13 mld zł w ciągu 10 – 15 lat ma kosztować plan ochrony przeciwpowodziowej górnej Wisły. Zakłada budowę sieci zbiorników retencyjnych i polderów oraz wzmocnienie wałów przy miastach.
Przygotowaniem planu od 2007 r. zajmuje się MSWiA. W czerwcu ma trafić do uzgodnień resortowych.
– Najważniejszymi elementami ochrony przeciwpowodziowej tego obszaru są zbiorniki Świnna Poręba na Wiśle, który jest budowany, oraz Kąty Myscowa na Wisłoce oraz duża liczba innych mniejszych zbiorników – mówi prof. Janusz Zaleski, szef zespołu opracowującego program.
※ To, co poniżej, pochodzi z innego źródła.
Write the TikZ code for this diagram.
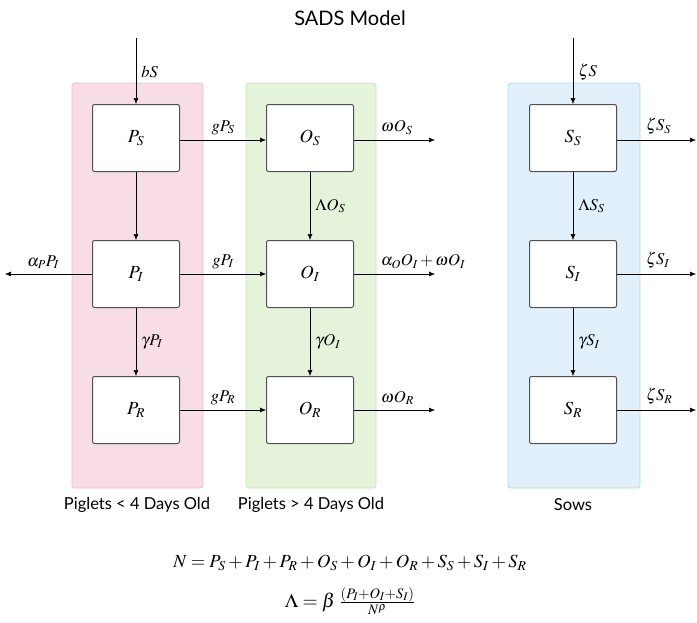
\documentclass[tikz,border=0pt]{standalone}
\usepackage{mathptmx}
\usepackage{fontspec}
\newfontfamily\latofont{Lato}
\usetikzlibrary{arrows.meta}
\definecolor{pinkfill}{HTML}{F9DDE6}
\definecolor{pinkline}{HTML}{F3B9CB}
\definecolor{greenfill}{HTML}{E4F3DA}
\definecolor{greenline}{HTML}{C6E4B0}
\definecolor{bluefill}{HTML}{E1F0FA}
\definecolor{blueline}{HTML}{B3D8F0}
\definecolor{boxgray}{HTML}{505050}
\tikzset{
  group/.style={rounded corners=3pt, line width=0.8pt},
  comp/.style={draw=boxgray, fill=white, line width=1pt, rounded corners=2pt,
    minimum width=87pt, minimum height=67pt, font=\fontsize{18.5}{21}\selectfont},
  flow/.style={-{Latex[length=6pt,width=5pt]}, line width=0.6pt},
  rate/.style={font=\fontsize{16.5}{19}\selectfont, inner sep=5pt},
  caption/.style={font=\latofont\fontsize{16.5}{19}\selectfont},
  eqn/.style={font=\fontsize{18.5}{22}\selectfont},
}
\begin{document}
\begin{tikzpicture}[x=1pt, y=-1pt]
  \useasboundingbox (0,0) rectangle (697,622);
  % Gruppen
  \draw[group, fill=pinkfill, draw=pinkline] (72,83) rectangle (203,488);
  \draw[group, fill=greenfill, draw=greenline] (246,83) rectangle (376,488);
  \draw[group, fill=bluefill, draw=blueline] (508,83) rectangle (640,488);
  \node[font=\latofont\fontsize{20}{24}\selectfont] (title) at (350,18) {SADS Model};
  % Kompartimente
  \node[comp] (PS) at (136,138) {$P_S$};
  \node[comp] (PI) at (136,274) {$P_I$};
  \node[comp] (PR) at (136,410) {$P_R$};
  \node[comp] (OS) at (310,138) {$O_S$};
  \node[comp] (OI) at (310,274) {$O_I$};
  \node[comp] (OR) at (310,410) {$O_R$};
  \node[comp] (SS) at (573,138) {$S_S$};
  \node[comp] (SI) at (573,274) {$S_I$};
  \node[comp] (SR) at (573,410) {$S_R$};
  % freie Enden
  \coordinate (bSin) at (136,38);
  \coordinate (zSin) at (573,38);
  \coordinate (Pout) at (5,274);
  \coordinate (OSout) at (435,140);
  \coordinate (OIout) at (435,274);
  \coordinate (ORout) at (435,410);
  \coordinate (SSout) at (696,140);
  \coordinate (SIout) at (696,274);
  \coordinate (SRout) at (696,410);
  % Zufluss
  \draw[flow] (bSin) -- (PS) node[rate, right, pos=0.52]{$bS$};
  \draw[flow] (zSin) -- (SS) node[rate, right, pos=0.52]{$\zeta S$};
  % Ferkel
  \draw[flow] (PS) -- (PI);
  \draw[flow] (PI) -- (PR) node[rate, right, midway]{$\gamma P_I$};
  \draw[flow] (PI.west) -- (Pout) node[rate, above, pos=0.56]{$\alpha_P P_I$};
  \draw[flow] (PS.east |- OSout) -- (OS.west |- OSout) node[rate, above, midway]{$gP_S$};
  \draw[flow] (PI) -- (OI) node[rate, above, midway]{$gP_I$};
  \draw[flow] (PR) -- (OR) node[rate, above, midway]{$gP_R$};
  % aeltere Ferkel
  \draw[flow] (OS) -- (OI) node[rate, right, midway]{$\Lambda O_S$};
  \draw[flow] (OI) -- (OR) node[rate, right, midway]{$\gamma O_I$};
  \draw[flow] (OS.east |- OSout) -- (OSout) node[rate, above right, pos=0.27]{$\omega O_S$};
  \draw[flow] (OI) -- (OIout) node[rate, above right, pos=0.27]{$\alpha_O O_I + \omega O_I$};
  \draw[flow] (OR) -- (ORout) node[rate, above right, pos=0.27]{$\omega O_R$};
  % Sauen
  \draw[flow] (SS) -- (SI) node[rate, right, midway]{$\Lambda S_S$};
  \draw[flow] (SI) -- (SR) node[rate, right, midway]{$\gamma S_I$};
  \draw[flow] (SS.east |- SSout) -- (SSout) node[rate, above right, pos=0.3]{$\zeta S_S$};
  \draw[flow] (SI) -- (SIout) node[rate, above right, pos=0.3]{$\zeta S_I$};
  \draw[flow] (SR) -- (SRout) node[rate, above right, pos=0.3]{$\zeta S_R$};
  % Beschriftung
  \node[caption] (capP) at (137,505) {Piglets < 4 Days Old};
  \node[caption] (capO) at (311,505) {Piglets > 4 Days Old};
  \node[caption] (capS) at (573,505) {Sows};
  \node[eqn] (eqN) at (350,563) {$N = P_S + P_I + P_R + O_S + O_I + O_R + S_S + S_I + S_R$};
  \node[eqn, font=\fontsize{19.5}{23}\selectfont] (eqL) at (350,601) {$\Lambda = \beta\;\frac{(P_I + O_I + S_I)}{N^\rho}$};
\end{tikzpicture}
\end{document}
Program obejmuje dorzecze górnej Wisły, a więc wszystkie wpływające do niej rzeki (około dwudziestu) w województwach: śląskim, małopolskim, świętokrzyskim, podkarpackim i lubelskim. Od 1997 r. region górnej Wisły był pustoszony przez powódź trzy razy. Nie znamy jeszcze strat spowodowanych przez ostatni kataklizm, ale wiemy, że poprzednie pochłonęły ponad 2,5 mld zł. Choć na usuwanie skutków powodzi, a więc i na wzmocnienie wałów, wydano ogromne pieniądze, to jednak rozmiar tegorocznej powodzi pokazuje, że zrealizowane przez ostatnie trzynaście lat inwestycje nie poprawiły bezpieczeństwa przeciwpowodziowego. Nie poprawił się stan wałów ani możliwości zbiorników retencyjnych.
– Specyfika Wisły jest nieco inna niż Odry. Zagrożenie powodziowe powstaje na niej stopniowo. Najpierw na mniejszych dopływach, a potem przechodzi w dół biegu i się kumuluje. Dlatego zabezpieczenia muszą być wykonywane kompleksowo, jednocześnie w wielu miejscach. Wtedy przedsięwzięcie będzie skuteczne – tłumaczy prof. Zaleski.
Poza siecią zbiorników, które będą w stanie przyjmować nadmiary wody, zanim jeszcze wpłyną do Wisły, program przewiduje umocnienie wałów wszystkich miast w tym rejonie kraju: Kraków, Będzin, Dąbrowa Górnicza, Mysłowice, Sosnowiec, Katowice, Kielce, Bielsko-Biała, Rzeszów i Tarnów.
– Zręby tego programu powstały już w 2006 r. – przypomina Władysław Ortyl, senator PiS, który cztery lata temu przygotowywał podobny pogram inwestycyjny razem z ówczesną minister rozwoju regionalnego Grażyną Gęsicką.
W 2007 r. większość zaplanowanych przez ekipę PiS inwestycji wykreśliła obecna minister rozwoju regionalnego Elżbieta Bieńkowska. Uznała ona, że ich realizacja jest niemożliwa w terminach określonych przez Gęsicką. W tym samym roku jednak na polecenie szefa MSWiA Grzegorza Schetyny rozpoczęto pracę nad podobnym, choć szerszym programem.
– Dziś nazywa się to aktualizacją – uśmiecha się Władysław Ortyl. – Niech już będzie. Najważniejsze, żeby te inwestycje zostały wykonane – dodaje.
Program nie obejmuje środkowej i dolnej Wisły. W jego ramach nie będą więc wzmacniane wały w Warszawie czy Płocku. Jednak budowa polderów i zbiorników retencyjnych zapobiegnie powstawaniu tak wielkich fal kulminacyjnych na Wiśle, z jaką mieliśmy na przykład do czynienia w tym roku. W efekcie umocnienia przeciwpowodziowe w centrum kraju nie będą tam mocno obciążone. Zabezpieczenie górnej Wisły oznacza więc podniesienie stanu bezpieczeństwa na całej jej długości.